How To Address New Privacy Issues Raised By Artificial Intelligence And Machine Learning, For generations, companies have collected large amounts of information about consumers and have used it for marketing, advertising, and other business purposes. They regularly infer details about some customers based on what others have revealed. Marketing companies can predict what television shows you watch and what brand of cat food you buy because consumers in your demographic and area have revealed these preferences. They add these inferred characteristics to your profile for marketing purposes, creating a “privacy externality” where information others disclose about themselves also implicates you.
Machine learning increases the capacity to make these inferences. The patterns found by machine learning analysis of your online behavior disclose your political beliefs, religious affiliation, race, ethnicity, health conditions, gender, and sexual orientation, even if you have never revealed this information to anyone online. The presence of a digital Sherlock Holmes in virtually all online spaces making deductions about you means that giving consumers control over their own information will not protect them from indirectly disclosing even their most sensitive information.
For this reason, policymakers need to craft new national privacy legislation that accounts for the numerous limitations that scholars such as Woody Hartzog have identified in the notice and consent model of privacy that has guided privacy thinking for decades. The exacerbation of privacy externalities created by machine learning techniques is just one more reason regarding the need for new privacy rules.
SHOULD NEW PRIVACY LEGISLATION REGULATE ARTIFICIAL INTELLIGENCE RESEARCH?
For decades, university institutional review boards (IRBs) have regulated academic research, aiming primarily to protect human research subjects against harm from the research process itself. But now online companies regularly conduct similar research on human subjects outside the academic setting, often through simple A/B testing aiming to improve customer engagement, without needing to seek IRB approval. As Facebook discovered several years ago in reaction to its emotional contagion study, many people are concerned about this loophole and have called for greater controls on company-sponsored research.
Some businesses have responded by setting up internal review boards to assess the ethical issues associated with their projects that might have significant ethical consequences. Interestingly, these reviews go beyond trying to protect the human research subjects and touch on the broader question of whether the insights gained from the research might have harmful downstream consequences on a wider population.

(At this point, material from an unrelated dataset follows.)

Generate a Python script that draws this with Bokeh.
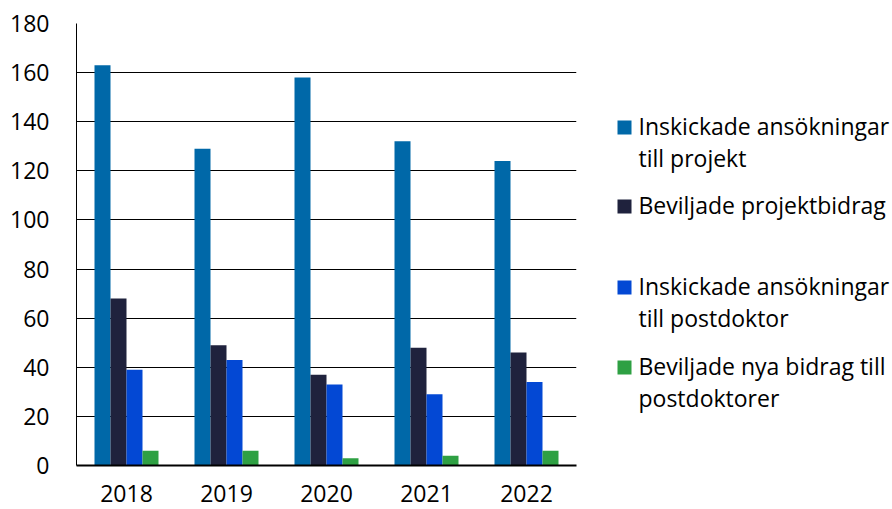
from bokeh.plotting import figure
from bokeh.models import FactorRange, Range1d, ColumnDataSource, FixedTicker
from bokeh.layouts import row
from bokeh.transform import dodge
from bokeh.core.properties import value
from bokeh.embed import file_html
from bokeh.resources import INLINE

# ---- data ----
years = ["2018", "2019", "2020", "2021", "2022"]
inskickade_projekt = [163, 129, 158, 132, 124]
beviljade_projekt = [68, 49, 37, 48, 46]
inskickade_postdoktor = [39, 43, 33, 29, 34]
beviljade_postdoktor = [6, 6, 3, 4, 6]
series_labels = [
    "Inskickade ansökningar\ntill projekt",
    "Beviljade projektbidrag",
    "Inskickade ansökningar\ntill postdoktor",
    "Beviljade nya bidrag till\npostdoktorer",
]
y_ticks = [0, 20, 40, 60, 80, 100, 120, 140, 160, 180]

# ---- styles ----
colors = ["#0068A8", "#1F223D", "#0348D4", "#2EA043"]
FONT = "Open Sans"
H = 508
TOP, BOTTOM = 23, 43

keys = ["s0", "s1", "s2", "s3"]
src = ColumnDataSource(dict(year=years, s0=inskickade_projekt, s1=beviljade_projekt,
                            s2=inskickade_postdoktor, s3=beviljade_postdoktor))

p = figure(x_range=FactorRange(*years), y_range=Range1d(0, 180), width=588, height=H,
           output_backend="svg", toolbar_location=None,
           min_border_left=76, min_border_right=12, min_border_top=TOP, min_border_bottom=BOTTOM)
offsets = [-0.24, -0.08, 0.08, 0.24]
for i, k in enumerate(keys):
    p.vbar(x=dodge("year", offsets[i], range=p.x_range), top=k, width=0.16,
           source=src, fill_color=colors[i], line_color=None)

p.outline_line_color = None
p.xgrid.visible = False
p.ygrid.ticker = FixedTicker(ticks=y_ticks)
p.ygrid.grid_line_color = "black"
p.ygrid.grid_line_width = 1
p.yaxis.ticker = FixedTicker(ticks=y_ticks)
for ax in (p.xaxis[0], p.yaxis[0]):
    ax.axis_line_color = "black"
    ax.major_tick_line_color = None
    ax.minor_tick_line_color = None
    ax.major_tick_out = 0
    ax.major_tick_in = 0
    ax.major_label_text_font = FONT
    ax.major_label_text_font_size = "23px"
    ax.major_label_text_color = "black"
p.xaxis.axis_line_width = 2
p.yaxis.major_label_standoff = 27
p.xaxis.major_label_standoff = 19
p.xaxis.major_label_text_line_height = 0.7

# ---- legend panel (its frame is aligned with the chart frame by row()) ----
LW = 304
leg = figure(width=LW, height=H, x_range=Range1d(0, LW), y_range=Range1d(H - BOTTOM, TOP),
             output_backend="svg", toolbar_location=None,
             min_border_left=0, min_border_right=0,
             min_border_top=TOP, min_border_bottom=BOTTOM)
leg.axis.visible = False
leg.grid.visible = False
leg.outline_line_color = None

first_centers = [127, 206, 287, 367]
line_gap = 32
text_lift = 2
sq_x, txt_x = 36, 50
tx, ty, tt = [], [], []
for i, lab in enumerate(series_labels):
    for j, line in enumerate(lab.split("\n")):
        tx.append(txt_x)
        ty.append(first_centers[i] + j * line_gap - text_lift)
        tt.append(line)
leg.text(x=tx, y=ty, text=tt, text_font=value(FONT), text_font_size="23px",
         text_baseline="middle", text_align="left", text_color="black")
leg.rect(x=[sq_x] * 4, y=first_centers, width=14, height=14,
         width_units="screen", height_units="screen", fill_color=colors, line_color=None)

layout = row(p, leg)
open("out.html", "w").write(file_html(layout, INLINE))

The recent controversy over the development of facial recognition software that can predict the sexual orientation of people based on their facial characteristics reveals why ethical review must move beyond protecting human subjects. Dubbed “gayface” software, this experimental facial recognition tool was trained on publicly available photographs and claims to predict sexual orientation from facial characteristics alone. With no foreseeable beneficial use of this technology, it might not be ethical to develop an algorithm when it can only be used for harmful, discriminatory purposes.